Because the cast is so strong, they bring some poignancy to these roles. Regina Hall is empathetic as the kind woman with a hidden, boiling temper, who admits she’d like to punch beautiful Jessica, because she embodies everything her husband left her for. Melvin Gregg brings a convincing lack of ego to Ben, who tells the other men the surprisingly mundane form in which he acquired wealth. Melissa McCarthy’s Frances and Bobby Cannavale’s Tony are closer to what we expect from these two, and they make them strong-willed and also hilarious. Samara Weaving, who has proven she can do bloody action in films like “Ready or Not,” makes Jessica an empathetic, warmhearted character. She looks like the typical, flashy influencers one sees around Los Angeles all the time, but it’s all a mask for profound insecurities. Luke Evans also gives depth to Lars, who begins the show as a troll, but then reveals his past as a young man struggling with the rejection of his gay identity by his father.
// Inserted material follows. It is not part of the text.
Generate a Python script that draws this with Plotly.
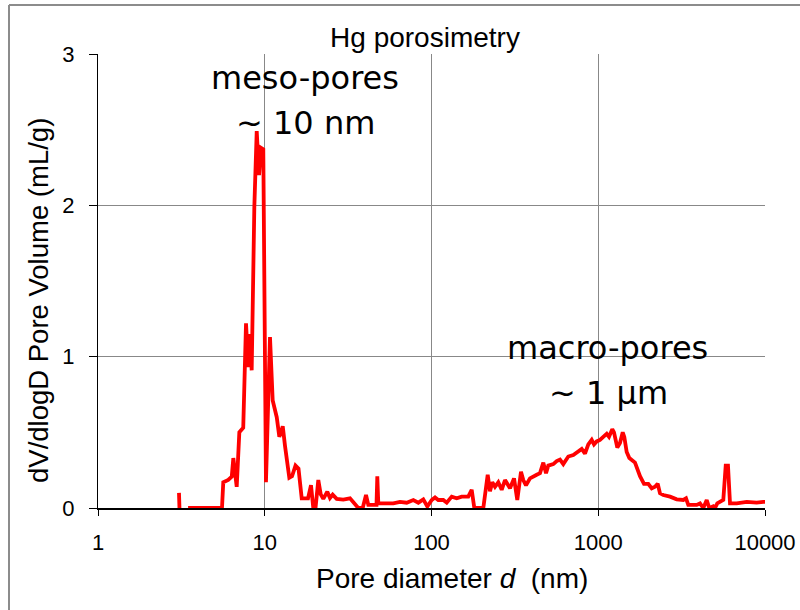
import plotly.graph_objects as go

# Hg intrusion pore size distribution (log differential intrusion)
diameter_nm = [
    3.06, 3.08, None,
    3.47, 5.54, 5.64, 6.04, 6.34, 6.48, 6.79, 7.04, 7.43, 7.72, 7.97, 8.16, 8.35,
    8.66, 8.95, 9.24, 9.49, 9.80, 10.17, 10.75, 11.16, 11.80, 12.23, 12.82, 13.23,
    14.04, 14.57, 15.29, 15.94, 16.66, 18.17, 18.94, 19.55, 20.16, 20.95, 21.66,
    22.45, 23.72, 24.62, 25.55, 27.01, 29.58, 32.45, 34.77, 36.39, 38.68, 40.48,
    41.79, 44.77, 46.79, 47.31, 47.97, 51.4, 59.0, 64.7, 71.0, 77.8, 83.4, 89.3,
    94.4, 100.3, 105.0, 109.8, 117.7, 123.4, 132.2, 141.6, 151.7, 166.2, 174.2,
    180.6, 195.4, 204.5, 217.3, 224.3, 231.5, 240.3, 251.5, 263.6, 276.0, 295.7,
    312.5, 326.9, 344.1, 355.2, 368.7, 389.7, 427.5, 447.4, 468.3, 486.1, 501.7,
    537.6, 563.5, 589.7, 617.2, 661.4, 708.7, 759.4, 795.9, 832.8, 871.7, 913.6,
    943.1, 978.8, 1024, 1072, 1124, 1160, 1188, 1214, 1243, 1260, 1301, 1350,
    1402, 1433, 1481, 1536, 1587, 1661, 1780, 1881, 1996, 2093, 2190, 2273, 2346,
    2455, 2694, 2954, 3237, 3360, 3467, 3894, 4076, 4266, 4472, 4634, 4898, 5013,
    5175, 5623, 5813, 5999, 6168, 6767, 7770, 8916, 9768, 10000,
]
pore_volume = [
    0.10, 0.0, None,
    0.0, 0.0, 0.17, 0.185, 0.207, 0.33, 0.14, 0.50, 0.53, 1.22, 0.93, 1.15, 0.91,
    1.99, 2.49, 2.20, 2.38, 2.37, 0.17, 1.13, 0.71, 0.60, 0.47, 0.54, 0.41,
    0.20, 0.21, 0.28, 0.26, 0.064, 0.064, 0.15, 0.0, 0.0, 0.185, 0.09,
    0.06, 0.108, 0.066, 0.088, 0.06, 0.055, 0.064, 0.03, 0.0, 0.0, 0.086,
    0.02, 0.02, 0.02, 0.21, 0.03, 0.03, 0.03, 0.04, 0.035, 0.053, 0.035, 0.057,
    0.01, 0.053, 0.07, 0.053, 0.053, 0.035, 0.075, 0.064, 0.075, 0.075, 0.12,
    0.0, 0.0, 0.0, 0.22, 0.11, 0.17, 0.14, 0.17, 0.12, 0.185, 0.13,
    0.196, 0.053, 0.24, 0.185, 0.15, 0.196, 0.22, 0.23, 0.30, 0.23, 0.28,
    0.29, 0.31, 0.32, 0.29, 0.34, 0.35, 0.37, 0.39, 0.36, 0.42, 0.45,
    0.42, 0.44, 0.45, 0.47, 0.49, 0.47, 0.50, 0.52, 0.50, 0.46, 0.40, 0.43,
    0.50, 0.47, 0.37, 0.33, 0.32, 0.30, 0.21, 0.16, 0.16, 0.13, 0.14, 0.16, 0.097,
    0.086, 0.075, 0.057, 0.053, 0.064, 0.02, 0.02, 0.03, 0.0, 0.053, 0.0, 0.011, 0.0,
    0.03, 0.053, 0.28, 0.28, 0.03, 0.03, 0.04, 0.035, 0.04, 0.04,
]

x_ticks = [1, 10, 100, 1000, 10000]
x_tick_labels = ["1", "10", "100", "1000", "10000"]
y_ticks = [0, 1, 2, 3]

FONT = "Liberation Sans, Arial, sans-serif"
NOTE_FONT = "DejaVu Sans, Verdana, sans-serif"

fig = go.Figure()
fig.add_trace(go.Scatter(
    x=diameter_nm, y=pore_volume, mode="lines",
    line=dict(color="#ff0000", width=3.8),
    connectgaps=False, hoverinfo="skip", showlegend=False,
))

# plot area: 98..765 px wide, 54..508 px tall
L, R, T, B = 98, 35, 54, 102
W, H = 800, 610
pw, ph = W - L - R, H - T - B


def px(x):
    return (x - L) / pw


def py(y):
    return (H - B - y) / ph


fig.update_layout(
    width=W, height=H,
    margin=dict(l=L, r=R, t=T, b=B, pad=0, autoexpand=False),
    paper_bgcolor="white", plot_bgcolor="white",
    font=dict(family=FONT, color="black"),
    title=dict(text="Hg porosimetry", xref="paper", x=px(425), xanchor="center",
               yref="container", y=1 - 37 / H, yanchor="middle",
               font=dict(family=FONT, size=28, color="black")),
    xaxis=dict(
        type="log", range=[0, 4], automargin=False,
        tickvals=x_ticks, ticktext=x_tick_labels,
        tickfont=dict(family=FONT, size=22, color="black"),
        ticks="outside", ticklen=6, tickcolor="black", tickwidth=1,
        ticklabelstandoff=8,
        showgrid=True, gridcolor="#888888", gridwidth=1,
        showline=True, linecolor="black", linewidth=2,
        zeroline=False,
    ),
    yaxis=dict(
        range=[0, 3], tickvals=y_ticks, automargin=False,
        tickfont=dict(family=FONT, size=22, color="black"),
        ticks="outside", ticklen=8, tickcolor="black", tickwidth=1,
        ticklabelstandoff=10,
        showgrid=True, gridcolor="#888888", gridwidth=1,
        showline=True, linecolor="black", linewidth=1,
        zeroline=False,
    ),
)

annotations = [
    # axis titles
    dict(text="Pore diameter <i>d</i>  (nm)", x=px(452), y=py(578),
         font=dict(family=FONT, size=28)),
    dict(text="dV/dlogD Pore Volume (mL/g)", x=px(38), y=py(301),
         textangle=-90, font=dict(family=FONT, size=27.5)),
    # peak labels
    dict(text="meso-pores", x=px(305), y=py(78),
         font=dict(family=NOTE_FONT, size=32)),
    dict(text="~ 10 nm", x=px(305), y=py(123),
         font=dict(family=NOTE_FONT, size=32)),
    dict(text="macro-pores", x=px(607), y=py(348),
         font=dict(family=NOTE_FONT, size=32)),
    dict(text="~ 1 μm", x=px(608), y=py(393),
         font=dict(family=NOTE_FONT, size=32)),
]
for a in annotations:
    a.update(xref="paper", yref="paper", xanchor="center", yanchor="middle",
             showarrow=False)
    a["font"]["color"] = "black"
fig.update_layout(annotations=annotations)

# outer frame (left and top edges)
frame = dict(color="#8c8c8c", width=2)
fig.add_shape(type="line", xref="paper", yref="paper",
              x0=px(9), x1=px(805), y0=py(5), y1=py(5), line=frame)
fig.add_shape(type="line", xref="paper", yref="paper",
              x0=px(9), x1=px(9), y0=py(5), y1=py(615), line=frame)

fig.write_html("out.html")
These are all intriguing personalities. Yet Kelley and his writing and directing team can’t find a definitive lens to frame what the story is meant to convey about them. So instead the story turns to some easy plot mechanics. Masha, who remains distant and archaic for most of the episodes, is receiving anonymous death threats in her text messages. It truly is hard for us to guess because little to nothing is built of her character. The guests all soon learn there’s more than just fruit in their smoothies. By experimenting with drugs in her treatment, Masha is using hallucinatory possibilities for the group to face their inner fears. This show doesn’t necessarily get very trippy, it’s more of a gimmick so someone like Tony can have manic episodes by the pool for comic relief, although Zoe does have a very poignant storyline that develops when the drugs invoke visions of her dead brother. Another storyline involves Yao and Delilah being a couple, but Masha has a way of getting in-between them, not least when she casually sleeps with Yao.
The performances, the sun-kissed cinematography, and the sense of place are well-executed. But it can feel too much like reaching for empty air. Is “Nine Perfect Strangers” a critique of wellness culture? Or are all of these characters mere representations of the anxieties and emotional turmoil of the modern middle class American? Because the episodes consist more of moments than upfront satire, as viewers we can be left in limbo. Nicole Kidman has mastered playing mysterious, with a hint of power, even if her accent brings flashbacks to Angelina Jolie’s famously odd accent in “Alexander.” Yet her Masha is as vague as the show itself. She becomes a caricature of the typical idea of a wellness guru, but what she wants, why she’s doing what she’s doing remains frustratingly vague six episodes in. Kelley has crafted a fascinating crowd. Why we’re attending this TV getaway is the question he refuses to answer.
“Nine Perfect Strangers” begins streaming Aug. 18 with new episodes premiering Wednesdays on Hulu.